Hacker News Clone

Data Version Control

by HerrMonnezza on 10/1/2022, 4:09:57 PM with 59 comments

by lizen_one on 10/2/2022, 2:41:12 PM
DVC has had the following problems, when I tested it (half a year ago):
I gets super slow (waiting minutes) when there are a few thousand files tracked. Thousands files have to be tracked, if you have e.g. a 10GB file per day and region and artifacts generated from it.
You are encouraged (it only can track artifacts) if you model your pipeline in DVC (think like make). However, it cannot run tasks it parallel. So it takes a lot of time to run a pipeline while you are on a beefy machine and only one core is used. Obviously, you cannot run other tools (e.g. snakemake) to distribute/parallelize on multiple machines. Running one (part of a) stage has also some overhead, because it does commit/checks after/before running the executable of the task.
Sometimes you get merge conflicts, if you run a (partial parmaretized) stage on one machine and the other part on the other machine manually. These are cumbersome to fix.
Currently, I think they are more focused on ML features like experiment tracking (I prefer other mature tools here) instead of performance and data safety.
There is an alternative implementation from a single developer (I cannot find it right now) that fixes some problems. However, I do not use this because it propably will not have the same development progress and testing as DVC.
This sounds negative but I think it is currently the one of the best tools in this space.
by throwawaybutwhy on 10/2/2022, 2:14:36 PM
The package phones home. One has to set an env var or fix several lines of code to prevent that.
by adhocmobility on 10/2/2022, 5:46:32 PM
If you just want a git for large data files, and your files don't get updated too often (e.g. an ML model deployed in production which gets updated every month) then git-lfs is a nice solution. Bitbucket and Github both have support for it.
by tomthe on 10/2/2022, 2:50:21 PM
Can anyone compare this to DataLad [1], which someone introduced to me as "git for data"?
[https://www.datalad.org/]
by polemic on 10/2/2022, 11:10:43 PM
If you're looking for something that actually tracks tabular data there's https://kartproject.org.
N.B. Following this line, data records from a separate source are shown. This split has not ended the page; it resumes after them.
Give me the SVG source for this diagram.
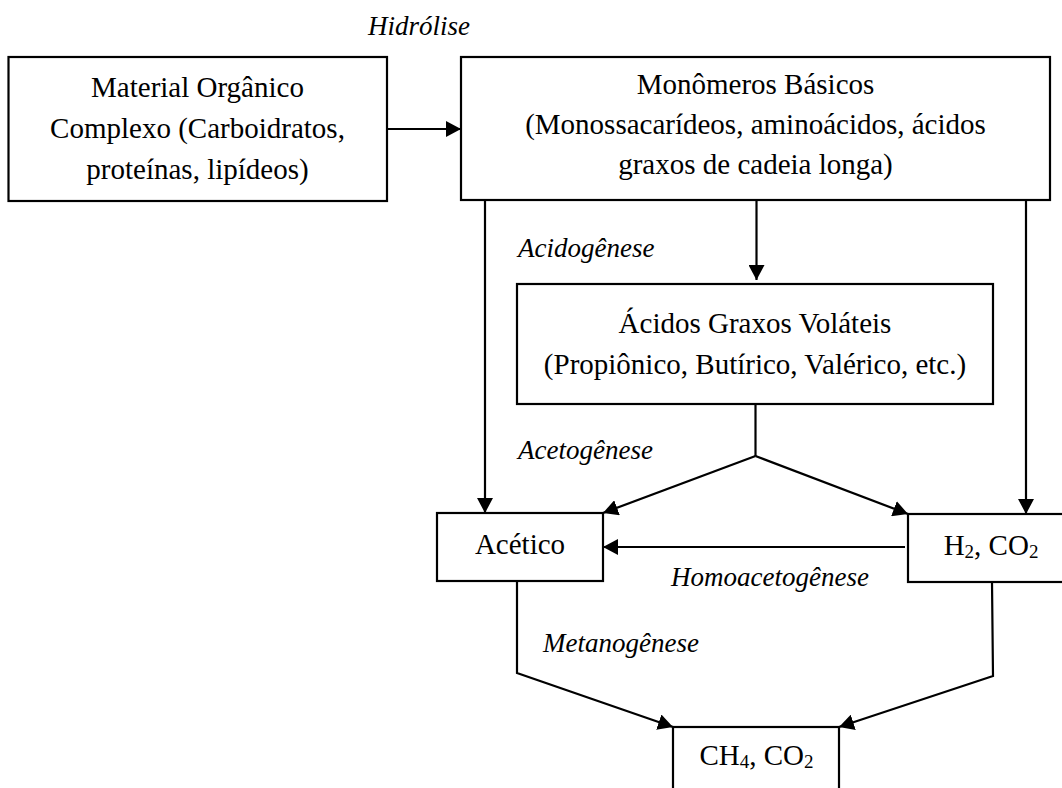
<svg xmlns="http://www.w3.org/2000/svg" width="1062" height="788" viewBox="0 0 1062 788">
<defs>
<style>
.box{fill:#fff;stroke:#000;stroke-width:2.2}
.t{font-family:"Liberation Serif","Times New Roman",serif;font-size:29px;fill:#000;text-anchor:middle}
.lbl{font-family:"Liberation Serif","Times New Roman",serif;font-size:27px;font-style:italic;fill:#000}
.c{fill:none;stroke:#000;stroke-width:2.2}
.s{font-size:19px}
</style>
<marker id="ah" viewBox="0 0 15 16" refX="15" refY="8" markerWidth="15" markerHeight="16" markerUnits="userSpaceOnUse" orient="auto">
<path d="M0,0 L15,8 L0,16 z" fill="#000"/>
</marker>
</defs>
<rect width="1062" height="788" fill="#fff"/>

<g id="connectors">
<line class="c" x1="387" y1="129" x2="461" y2="129" marker-end="url(#ah)"/>
<line class="c" x1="756.5" y1="200" x2="756.5" y2="280" marker-end="url(#ah)"/>
<line class="c" x1="485" y1="201" x2="485" y2="513" marker-end="url(#ah)"/>
<line class="c" x1="1026" y1="201" x2="1026" y2="514" marker-end="url(#ah)"/>
<polyline class="c" points="755.5,404 755.5,456"/>
<line class="c" x1="755.5" y1="456" x2="603" y2="513" marker-end="url(#ah)"/>
<line class="c" x1="755.5" y1="456" x2="908" y2="514" marker-end="url(#ah)"/>
<line class="c" x1="905" y1="547" x2="603" y2="547" marker-end="url(#ah)"/>
<polyline class="c" points="517,581 517,673 673,727" marker-end="url(#ah)"/>
<polyline class="c" points="992,582 993,676 839,727" marker-end="url(#ah)"/>
</g>

<g id="labels">
<text class="lbl" x="368" y="35">Hidrólise</text>
<text class="lbl" x="518" y="257">Acidogênese</text>
<text class="lbl" x="518" y="459">Acetogênese</text>
<text class="lbl" x="671" y="586">Homoacetogênese</text>
<text class="lbl" x="543" y="652">Metanogênese</text>
</g>

<g id="n-material">
<rect class="box" x="8.5" y="57" width="378.5" height="144"/>
<text class="t" x="197.5" y="97">Material Orgânico</text>
<text class="t" x="197.5" y="138">Complexo (Carboidratos,</text>
<text class="t" x="197.5" y="179">proteínas, lipídeos)</text>
</g>

<g id="n-monomeros">
<rect class="box" x="461" y="57" width="589" height="143"/>
<text class="t" x="755.5" y="94">Monômeros Básicos</text>
<text class="t" x="755.5" y="134">(Monossacarídeos, aminoácidos, ácidos</text>
<text class="t" x="755.5" y="174">graxos de cadeia longa)</text>
</g>

<g id="n-agv">
<rect class="box" x="517" y="284" width="476" height="120"/>
<text class="t" x="755" y="333">Ácidos Graxos Voláteis</text>
<text class="t" x="755" y="374">(Propiônico, Butírico, Valérico, etc.)</text>
</g>

<g id="n-acetico">
<rect class="box" x="437" y="513" width="166" height="68"/>
<text class="t" x="520" y="554">Acético</text>
</g>

<g id="n-h2co2">
<rect class="box" x="908" y="514" width="168" height="68"/>
<text class="t" x="991" y="555">H<tspan class="s" dy="3">2</tspan><tspan dy="-3">, CO</tspan><tspan class="s" dy="3">2</tspan></text>
</g>

<g id="n-ch4co2">
<rect class="box" x="673" y="727" width="166" height="80"/>
<text class="t" x="756.5" y="765">CH<tspan class="s" dy="3">4</tspan><tspan dy="-3">, CO</tspan><tspan class="s" dy="3">2</tspan></text>
</g>
</svg>
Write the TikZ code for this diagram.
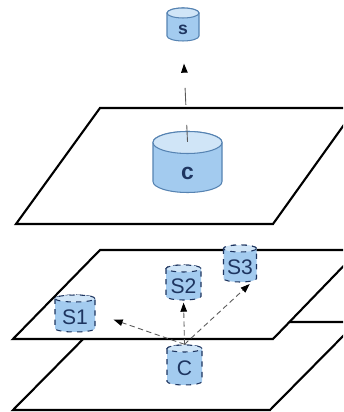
\documentclass[tikz,border=0pt]{standalone}
\usepackage{fontspec}
\setmainfont{Liberation Sans}
\usepackage{tikz}
\usetikzlibrary{arrows.meta, positioning, calc}
\definecolor{cylbody}{HTML}{A3CBEF}
\definecolor{cyltop}{HTML}{D0E5F7}
\definecolor{cyledge}{HTML}{5683B2}
\definecolor{cyltext}{HTML}{1E3560}
% #1 name, #2 centre, #3 width, #4 height, #5 lid radius, #6 line style,
% #7 font, #8 text
\newcommand{\store}[8]{%
  \draw[#6, fill=cylbody] ($#2+({-#3/2},{#4/2-#5})$) -- ($#2+({-#3/2},{-#4/2+#5})$)
    arc[start angle=180, end angle=360, x radius=#3/2, y radius=#5]
    -- ($#2+({#3/2},{#4/2-#5})$)
    arc[start angle=0, end angle=180, x radius=#3/2, y radius=#5] -- cycle;
  \draw[#6, fill=cyltop] ($#2+(0,{#4/2-#5})$) ellipse[x radius=#3/2, y radius=#5];
  \node[minimum width=#3cm, minimum height=#4cm, inner sep=0pt] (#1) at #2 {};
  \node[text=cyltext, font=#7, inner sep=0pt] (#1-t) at ($#2+(0,-#5)$) {#8};
}
\tikzset{
  solidcyl/.style={draw=cyledge, line width=0.6pt},
  dashcyl/.style={draw=cyltext, line width=0.6pt, dashed},
  layer/.style={draw, fill=white, line width=1.2pt, line join=miter},
  flow/.style={->, black!65, line width=0.5pt}
}

\begin{document}
\begin{tikzpicture}[>={Triangle[length=1.8mm, width=1.3mm, color=black]},
          line width=0.8pt]
        \clip (0,0) rectangle (6.86,8.24);
        % upper layer, then the two stacked ones below
        \draw[layer] (2.0,6.08) -- (7.12,6.08) -- (5.46,3.76) -- (0.32,3.76) -- cycle;
        \draw[layer] (2.0,1.8) -- (7.14,1.8) -- (5.4,0.04) -- (0.26,0.04) -- cycle;
        \draw[layer] (2.0,3.24) -- (7.18,3.24) -- (5.46,1.46) -- (0.26,1.46) -- cycle;
        \store{s}{(3.66,7.75)}{0.64}{0.66}{0.10}{solidcyl}{\fontsize{10}{12}\bfseries}{s}
        \store{c}{(3.75,5.00)}{1.38}{1.22}{0.22}{solidcyl}{\fontsize{13}{15}\bfseries}{c}
        \draw[flow, dash pattern=on 0.34cm off 0.4cm, shorten >=0.44cm]
          ([yshift=-0.22cm]c.north) -- (s.south);
        % lower layer: one store fanned out to three
        \store{s1}{(1.50,1.97)}{0.80}{0.74}{0.07}{dashcyl}{\fontsize{12}{14}\selectfont}{S1}
        \store{s2}{(3.67,2.59)}{0.70}{0.70}{0.07}{dashcyl}{\fontsize{12}{14}\selectfont}{S2}
        \store{s3}{(4.80,2.97)}{0.66}{0.74}{0.07}{dashcyl}{\fontsize{12}{14}\selectfont}{S3}
        \store{cc}{(3.69,0.94)}{0.70}{0.80}{0.07}{dashcyl}{\fontsize{12}{14}\selectfont}{C}
        \foreach \t/\g in {s1.east/0.38, s2.south/0.04, s3.-60/0.04}{
          \draw[flow, densely dashed, shorten >=\g cm] (cc.north) -- (\t);
        }
      \end{tikzpicture}
\end{document}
Geo focused but also works with standard database tables. Built with git (kart repos are git repos), can track PostgreSQL, MSSQL, MySQL etc.
by LaserToy on 10/2/2022, 2:15:58 PM
Can it be used for large and fast changing datasets?
Example: 100 TB, write us every 10 mins.
Or, 1tb, parquet, 40% is rewritten daily.
by smeagull on 10/2/2022, 10:08:11 PM
I don't think this tool can encompass everything you need in managing ML models and data sets, even if you limit it to versioning data.
I'd need such a tool to manage features, checkpoints and labels. This doesn't do any of that. Nor does it really handle merging multiple versions of data.
And I'd really like the code to be handled separately from the data. Git is not the place to do this. Because the choice of picking pairs of code and data should happen at a higher level, and be tracked along with the results - that's not going in a repo - MLFlow or Tensorboard handles it better.
by bs7280 on 10/2/2022, 6:25:41 PM
What value does this provide that I can't get by versioning my data in partitioned parquet files on s3?